• **Exercise requirements**
Write out the data below exactly as given, without any of its pictures.

• **Entries provided**

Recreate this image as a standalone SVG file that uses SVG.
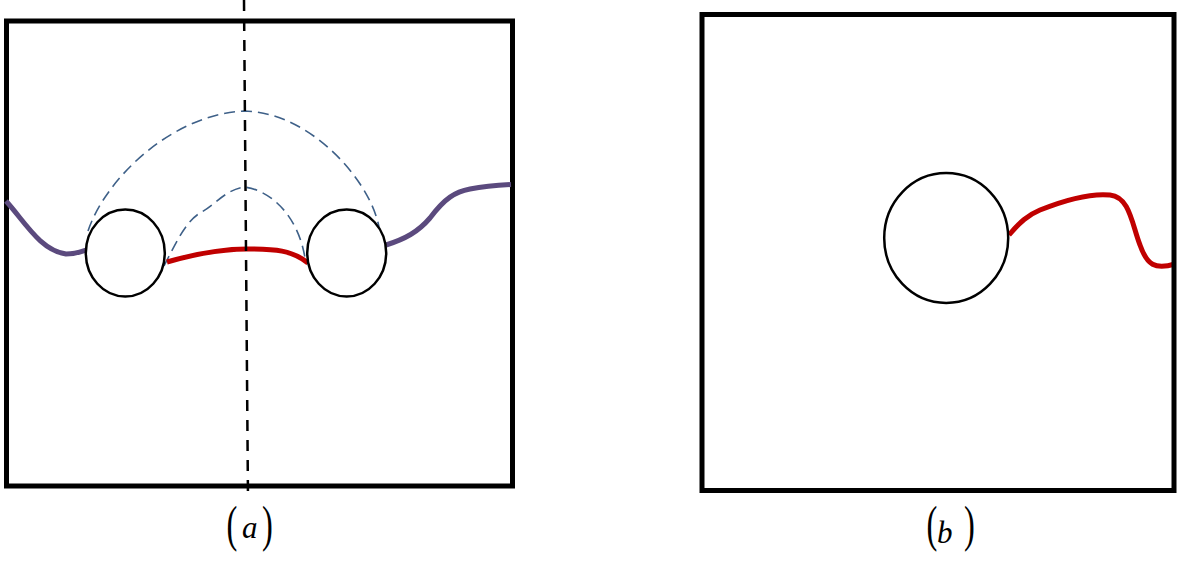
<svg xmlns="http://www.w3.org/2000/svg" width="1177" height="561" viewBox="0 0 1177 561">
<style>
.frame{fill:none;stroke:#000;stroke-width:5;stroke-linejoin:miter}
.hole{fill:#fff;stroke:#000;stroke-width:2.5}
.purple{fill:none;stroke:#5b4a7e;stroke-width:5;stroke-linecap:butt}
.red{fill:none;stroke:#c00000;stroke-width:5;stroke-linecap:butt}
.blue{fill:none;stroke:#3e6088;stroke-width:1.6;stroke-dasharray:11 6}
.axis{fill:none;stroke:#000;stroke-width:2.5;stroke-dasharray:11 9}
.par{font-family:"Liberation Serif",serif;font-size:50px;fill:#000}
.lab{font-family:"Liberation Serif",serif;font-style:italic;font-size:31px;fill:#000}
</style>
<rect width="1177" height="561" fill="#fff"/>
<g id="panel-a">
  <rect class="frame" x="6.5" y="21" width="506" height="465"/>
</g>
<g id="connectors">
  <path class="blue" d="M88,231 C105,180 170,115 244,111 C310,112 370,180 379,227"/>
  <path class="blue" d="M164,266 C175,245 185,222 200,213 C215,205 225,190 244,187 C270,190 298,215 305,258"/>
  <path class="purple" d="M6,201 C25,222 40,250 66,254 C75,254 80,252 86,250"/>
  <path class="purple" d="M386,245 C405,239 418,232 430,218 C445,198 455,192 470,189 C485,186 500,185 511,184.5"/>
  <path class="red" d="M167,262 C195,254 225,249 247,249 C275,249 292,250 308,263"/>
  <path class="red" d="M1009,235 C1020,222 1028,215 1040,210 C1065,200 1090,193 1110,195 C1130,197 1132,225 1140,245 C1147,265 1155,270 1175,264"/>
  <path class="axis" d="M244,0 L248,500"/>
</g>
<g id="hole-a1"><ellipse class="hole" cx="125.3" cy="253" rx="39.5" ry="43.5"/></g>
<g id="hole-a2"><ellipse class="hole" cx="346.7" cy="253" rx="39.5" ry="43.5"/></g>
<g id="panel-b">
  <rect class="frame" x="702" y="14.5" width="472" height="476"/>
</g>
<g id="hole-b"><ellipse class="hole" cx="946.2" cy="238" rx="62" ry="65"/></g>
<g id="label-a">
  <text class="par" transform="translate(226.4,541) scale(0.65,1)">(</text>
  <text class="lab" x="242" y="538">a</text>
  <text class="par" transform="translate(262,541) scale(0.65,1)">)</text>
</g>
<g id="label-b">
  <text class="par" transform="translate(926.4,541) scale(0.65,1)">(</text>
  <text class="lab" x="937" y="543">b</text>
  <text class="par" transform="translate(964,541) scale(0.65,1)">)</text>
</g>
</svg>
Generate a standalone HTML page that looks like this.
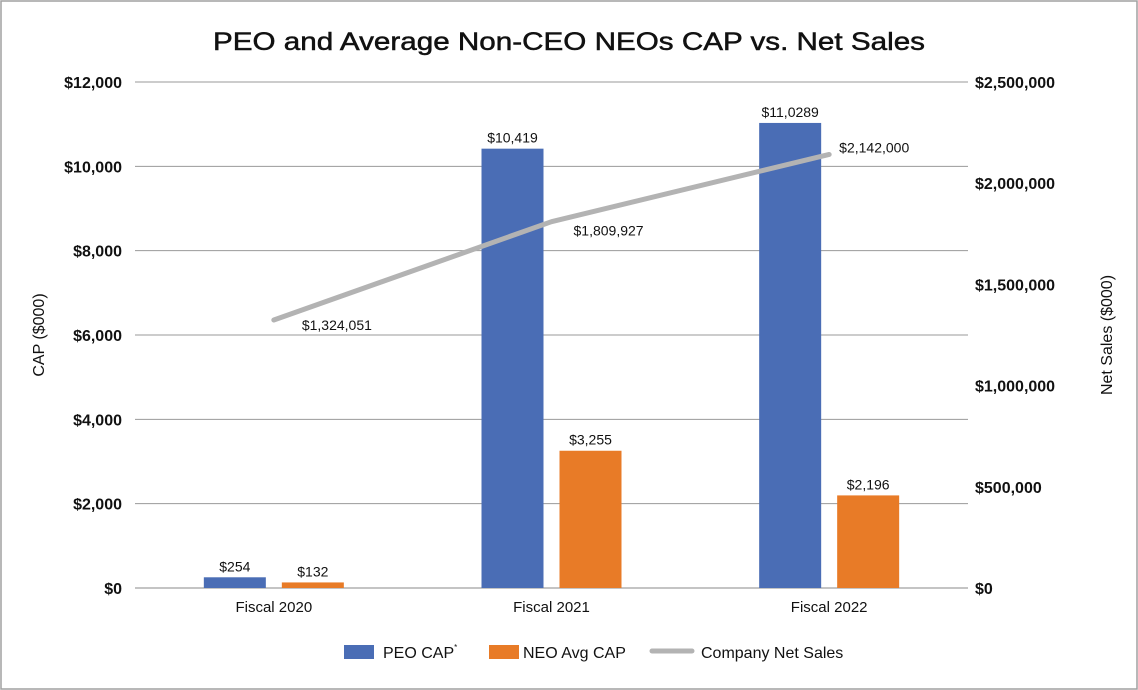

• **Full output**
Recreate this image as a standalone SVG file that uses SVG.
<svg xmlns="http://www.w3.org/2000/svg" width="1177" height="561" viewBox="0 0 1177 561">
<style>
.frame{fill:none;stroke:#000;stroke-width:5;stroke-linejoin:miter}
.hole{fill:#fff;stroke:#000;stroke-width:2.5}
.purple{fill:none;stroke:#5b4a7e;stroke-width:5;stroke-linecap:butt}
.red{fill:none;stroke:#c00000;stroke-width:5;stroke-linecap:butt}
.blue{fill:none;stroke:#3e6088;stroke-width:1.6;stroke-dasharray:11 6}
.axis{fill:none;stroke:#000;stroke-width:2.5;stroke-dasharray:11 9}
.par{font-family:"Liberation Serif",serif;font-size:50px;fill:#000}
.lab{font-family:"Liberation Serif",serif;font-style:italic;font-size:31px;fill:#000}
</style>
<rect width="1177" height="561" fill="#fff"/>
<g id="panel-a">
  <rect class="frame" x="6.5" y="21" width="506" height="465"/>
</g>
<g id="connectors">
  <path class="blue" d="M88,231 C105,180 170,115 244,111 C310,112 370,180 379,227"/>
  <path class="blue" d="M164,266 C175,245 185,222 200,213 C215,205 225,190 244,187 C270,190 298,215 305,258"/>
  <path class="purple" d="M6,201 C25,222 40,250 66,254 C75,254 80,252 86,250"/>
  <path class="purple" d="M386,245 C405,239 418,232 430,218 C445,198 455,192 470,189 C485,186 500,185 511,184.5"/>
  <path class="red" d="M167,262 C195,254 225,249 247,249 C275,249 292,250 308,263"/>
  <path class="red" d="M1009,235 C1020,222 1028,215 1040,210 C1065,200 1090,193 1110,195 C1130,197 1132,225 1140,245 C1147,265 1155,270 1175,264"/>
  <path class="axis" d="M244,0 L248,500"/>
</g>
<g id="hole-a1"><ellipse class="hole" cx="125.3" cy="253" rx="39.5" ry="43.5"/></g>
<g id="hole-a2"><ellipse class="hole" cx="346.7" cy="253" rx="39.5" ry="43.5"/></g>
<g id="panel-b">
  <rect class="frame" x="702" y="14.5" width="472" height="476"/>
</g>
<g id="hole-b"><ellipse class="hole" cx="946.2" cy="238" rx="62" ry="65"/></g>
<g id="label-a">
  <text class="par" transform="translate(226.4,541) scale(0.65,1)">(</text>
  <text class="lab" x="242" y="538">a</text>
  <text class="par" transform="translate(262,541) scale(0.65,1)">)</text>
</g>
<g id="label-b">
  <text class="par" transform="translate(926.4,541) scale(0.65,1)">(</text>
  <text class="lab" x="937" y="543">b</text>
  <text class="par" transform="translate(964,541) scale(0.65,1)">)</text>
</g>
</svg>
Generate a standalone HTML page that looks like this.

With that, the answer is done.